I am working at some linear transformations and I need to know if it is possible given a square real matrix $A$, to find a real square invertible matrix $X$ such that $$ X^{-1} \cdot A \cdot X = A^T$$ where $A^T$ means the transposed of $A$

Answer 1

A matrix and its transpose have the same characteristic polynomial, minimal polynomial and elementary divisors etc. so they have the same Jordan normal form, hence are similar.

Answer 2

We assume that $A$ is real. Of course, we do not look for the Jordan forms of $A,A^T$ (because, practically, we cannot find them when $n\geq 5$).

The solution is in the OP's title; it suffices to solve the LINEAR equation $AX=XA^T$;

EDIT. (Answer to C Marius). The set $V$ of the solution is a vector space that has same dimension as the vector space of the matrices that commute with $A$ (in particular, its dimension $k$ is $\geq n$). Any software working on the Sylvester equation gives to you (with complexity $O(n^3)$) a basis of $V$: $(X_i)_i$. Since $A,A^T$ are similar over $\mathbb{R}$, we know that among the $\sum_i a_i X_i\in V$, there exists at least an invertible matrix.

We assume that each $a_i$ follows an absolutely continuous distribution law of probability (for example the normal law on $\mathbb{R}$ or the uniform law on $[a,b]\subset\mathbb{R}$) and that these previous laws are independent..

$\textbf{Proposition}$. If we randomly choose the $(a_i)$, then we obtain an invertible solution with probability $1$.

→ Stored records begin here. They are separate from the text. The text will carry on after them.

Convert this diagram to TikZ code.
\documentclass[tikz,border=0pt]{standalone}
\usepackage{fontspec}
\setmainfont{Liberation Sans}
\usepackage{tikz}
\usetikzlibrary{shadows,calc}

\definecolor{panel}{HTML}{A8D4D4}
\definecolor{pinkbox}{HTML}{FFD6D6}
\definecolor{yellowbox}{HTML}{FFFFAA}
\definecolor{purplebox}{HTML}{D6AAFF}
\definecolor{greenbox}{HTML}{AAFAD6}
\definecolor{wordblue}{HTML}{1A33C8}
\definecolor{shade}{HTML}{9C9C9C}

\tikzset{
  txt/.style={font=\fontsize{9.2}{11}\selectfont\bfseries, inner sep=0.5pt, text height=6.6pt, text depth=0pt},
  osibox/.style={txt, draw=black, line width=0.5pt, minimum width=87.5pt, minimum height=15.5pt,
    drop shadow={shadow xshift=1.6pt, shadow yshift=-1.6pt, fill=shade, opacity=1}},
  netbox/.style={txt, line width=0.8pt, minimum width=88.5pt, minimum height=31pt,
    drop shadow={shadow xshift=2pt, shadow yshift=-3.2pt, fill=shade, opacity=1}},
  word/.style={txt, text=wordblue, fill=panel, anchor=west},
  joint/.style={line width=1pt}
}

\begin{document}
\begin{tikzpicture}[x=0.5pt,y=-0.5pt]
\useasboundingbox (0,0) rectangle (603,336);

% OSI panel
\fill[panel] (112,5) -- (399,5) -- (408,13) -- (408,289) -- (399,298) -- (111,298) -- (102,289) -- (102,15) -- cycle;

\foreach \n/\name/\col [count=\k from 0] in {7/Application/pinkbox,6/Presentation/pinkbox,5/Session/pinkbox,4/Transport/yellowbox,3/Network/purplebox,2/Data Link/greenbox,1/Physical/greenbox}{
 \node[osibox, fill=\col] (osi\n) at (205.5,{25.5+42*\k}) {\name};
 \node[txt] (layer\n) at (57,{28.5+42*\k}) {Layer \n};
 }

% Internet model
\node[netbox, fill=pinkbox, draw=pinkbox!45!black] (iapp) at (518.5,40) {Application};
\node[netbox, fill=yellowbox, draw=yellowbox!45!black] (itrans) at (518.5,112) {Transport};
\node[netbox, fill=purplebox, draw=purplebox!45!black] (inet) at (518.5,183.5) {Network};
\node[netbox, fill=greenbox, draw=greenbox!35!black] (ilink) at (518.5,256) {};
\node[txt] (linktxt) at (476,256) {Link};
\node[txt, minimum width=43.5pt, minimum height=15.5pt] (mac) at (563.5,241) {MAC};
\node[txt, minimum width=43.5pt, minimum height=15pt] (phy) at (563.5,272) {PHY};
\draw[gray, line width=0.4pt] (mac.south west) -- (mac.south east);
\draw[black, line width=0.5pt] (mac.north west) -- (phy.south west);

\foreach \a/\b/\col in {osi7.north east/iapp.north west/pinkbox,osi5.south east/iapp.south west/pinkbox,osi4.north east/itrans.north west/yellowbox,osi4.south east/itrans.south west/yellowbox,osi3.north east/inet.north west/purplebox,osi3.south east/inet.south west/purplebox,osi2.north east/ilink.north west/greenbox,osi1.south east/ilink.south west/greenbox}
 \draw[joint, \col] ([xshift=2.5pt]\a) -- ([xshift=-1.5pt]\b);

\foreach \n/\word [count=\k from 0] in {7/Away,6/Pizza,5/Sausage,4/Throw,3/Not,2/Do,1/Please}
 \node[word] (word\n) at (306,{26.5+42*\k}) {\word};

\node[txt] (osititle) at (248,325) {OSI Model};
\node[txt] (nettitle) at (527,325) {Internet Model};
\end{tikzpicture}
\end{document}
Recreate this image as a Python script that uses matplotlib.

$\textbf{Proof}$. Consider the function $f:a=(a_i)_i\in\mathbb{R}^k\rightarrow \det(\sum_i a_iX_i)$. There is $a$ s.t. $f(a)\not= 0$; then $f^{-1}(0)$ is a Zariski closed proper subset of $\mathbb{R}^k$. Thus $\{a;f(a)\not= 0\}$ is a Zariski open dense Zariski subset of $\mathbb{R}^k$ and we are done.

Answer 3

As loup blanc mentioned that it's a Sylvester equation, here is an addendum utilizing vec operator:

\begin{align} AX-XA^T = 0 \\ AXI - I X A^T = 0\\ \textrm{vec} \left( AXI \right) - \textrm{vec} \left(I X A^T \right) = 0\\ \left(I \otimes A\right)\textrm{vec}\left(X\right) - \left(A \otimes I\right)\textrm{vec}\left(X\right) = 0\\ \left(I \otimes A - A \otimes I\right)\textrm{vec}\left(X\right) = 0 \end{align}

Then one can find a solution which lies in the nullspace of $\left(I \otimes A - A \otimes I\right)$.